A copied website privacy page often under-describes those flows because it was never written with app permissions and SDK behavior in mind.

The app store review issue is often operational before it is legal

A review problem often starts with operational drift. Product adds a permission, growth adds a new SDK, or engineering changes an analytics provider, but your policy and listing are not updated at the same pace. That gap can create both a store-review problem and a disclosure problem at the same time.

The safer process is to treat privacy review as part of release management. Every change to permissions, SDKs, in-app accounts, user-generated content, payments, or sensitive data handling should trigger a quick policy and listing check before the build is submitted.

The page needs to match the app users are downloading

The strongest app privacy policy is the one that matches the current build, the permissions it requests, the tools it uses, and the categories of data that move through the app. If your policy says little about notifications, in-app accounts, uploaded content, location, or children, while the product relies on those features, the mismatch can become obvious quickly.

That is why app privacy work deserves its own review rather than a light adaptation of a website policy.

Review the app and the listing together

A sensible app privacy review should compare your privacy policy, the app-store listing, the in-app disclosures, and the live app behavior at the same time. The point is to make sure the legal page and the product tell one coherent story about permissions, data use, and user rights.

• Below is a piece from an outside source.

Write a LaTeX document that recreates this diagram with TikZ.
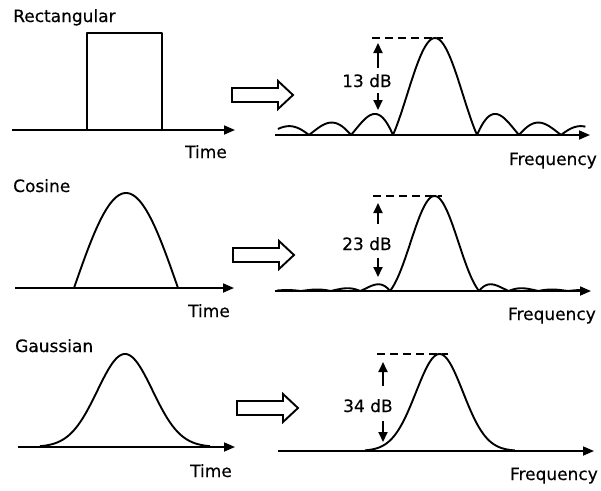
\documentclass[tikz,border=0pt]{standalone}
\usepackage{fontspec}
\setmainfont{DejaVu Sans}[FakeBold=0.4]
\usetikzlibrary{arrows.meta}
\tikzset{
  curve/.style={line width=1.9pt, line join=round},
  axis/.style={line width=1.7pt, -{Triangle[length=11pt,width=9pt]}},
  dbarrow/.style={line width=1.9pt, -{Triangle[length=10pt,width=9pt]}},
  peakline/.style={line width=1.6pt, dash pattern=on 8pt off 5pt},
  lbl/.style={inner sep=0pt, font=\fontsize{17}{20}\selectfont},
  fatarrow/.pic={
    \draw[line width=1.9pt, line join=miter] (0,-7) -- (46,-7) -- (46,-14) -- (61,0)
      -- (46,14) -- (46,7) -- (0,7) -- cycle;
  }
}
\begin{document}
\begin{tikzpicture}[x=1pt,y=-1pt]
\useasboundingbox[fill=white] (0,0) rectangle (601,490);

% ---------------- Row 1: Rectangular ----------------
\node[lbl, anchor=base west] (rect) at (13,22) {Rectangular};
\coordinate (t1s) at (12,130);
\coordinate (t1e) at (235,130);
\draw[axis] (t1s) -- (t1e);
\draw[curve] (87,130) -- (87,33) -- (162,33) -- (162,130);
\node[lbl, anchor=base west] (time1) at (185,158) {Time};
\pic at (232,95) {fatarrow};
\coordinate (f1s) at (275,135);
\coordinate (f1e) at (590,135);
\draw[axis] (f1s) -- (f1e);
\draw[curve] plot[domain=-11.75:11.25, samples=231]
  ({435+42*\x/pi}, {135 - 97*abs(sin(\x r)/\x)});
\draw[peakline] (372,38) -- (443,38);
\node[lbl, anchor=base west] (db1) at (342,87) {13 dB};
\coordinate (u1a) at (378,68); \coordinate (u1b) at (378,43);
\coordinate (d1a) at (378,93); \coordinate (d1b) at (378,110);
\draw[dbarrow] (u1a) -- (u1b);
\draw[dbarrow] (d1a) -- (d1b);
\node[lbl, anchor=base east] (freq1) at (597,165) {Frequency};

% ---------------- Row 2: Cosine ----------------
\node[lbl, anchor=base west] (cos) at (13,192) {Cosine};
\coordinate (t2s) at (15,288);
\coordinate (t2e) at (234,288);
\draw[axis] (t2s) -- (t2e);
\draw[curve] plot[domain=74:178, samples=80]
  (\x, {288 - 95*cos(180*(\x-126)/104)});
\node[lbl, anchor=base west] (time2) at (188,317) {Time};
\pic at (233,255) {fatarrow};
\coordinate (f2s) at (275,291);
\coordinate (f2e) at (591,291);
\draw[axis] (f2s) -- (f2e);
\draw[curve] plot[domain=-5.305:5.09, samples=298]
  ({434.5+29.7*\x}, {291 - 95*abs(cos(180*\x)/(1-4*\x*\x))});
\draw[peakline] (373,196) -- (442,196);
\node[lbl, anchor=base west] (db2) at (342,250) {23 dB};
\coordinate (u2a) at (378,224); \coordinate (u2b) at (378,203);
\coordinate (d2a) at (378,258); \coordinate (d2b) at (378,277);
\draw[dbarrow] (u2a) -- (u2b);
\draw[dbarrow] (d2a) -- (d2b);
\node[lbl, anchor=base east] (freq2) at (596,320) {Frequency};

% ---------------- Row 3: Gaussian ----------------
\node[lbl, anchor=base west] (gauss) at (15,352) {Gaussian};
\coordinate (t3s) at (18,447);
\coordinate (t3e) at (235,447);
\draw[axis] (t3s) -- (t3e);
\draw[curve] plot[domain=40:210, samples=120]
  (\x, {447 - 93*exp(-0.5*((\x-125)/27.6)^2)});
\node[lbl, anchor=base west] (time3) at (190,477) {Time};
\pic at (237,408) {fatarrow};
\coordinate (f3s) at (278,451);
\coordinate (f3e) at (594,451);
\draw[axis] (f3s) -- (f3e);
\draw[curve] plot[domain=365:515, samples=120]
  (\x, {451 - 97*exp(-0.5*((\x-439.5)/23.5)^2)});
\draw[peakline] (377,354) -- (448,354);
\node[lbl, anchor=base west] (db3) at (343,412) {34 dB};
\coordinate (u3a) at (383,386); \coordinate (u3b) at (383,362);
\coordinate (d3a) at (383,421); \coordinate (d3b) at (383,442);
\draw[dbarrow] (u3a) -- (u3b);
\draw[dbarrow] (d3a) -- (d3b);
\node[lbl, anchor=base east] (freq3) at (598,480) {Frequency};
\end{tikzpicture}
\end{document}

If those surfaces drift apart, your business is left defending inconsistencies that could have been caught before submission.

Key Takeaways

  • App stores treat your privacy policy as part of launch readiness rather than background paperwork.
  • The listing disclosures, permission prompts, SDK stack, and written policy should be reviewed together.
  • Permissions, SDKs, analytics tools, and in-app features should all be reflected in your policy.
  • An app privacy review should compare your policy, the listing, and the live product together.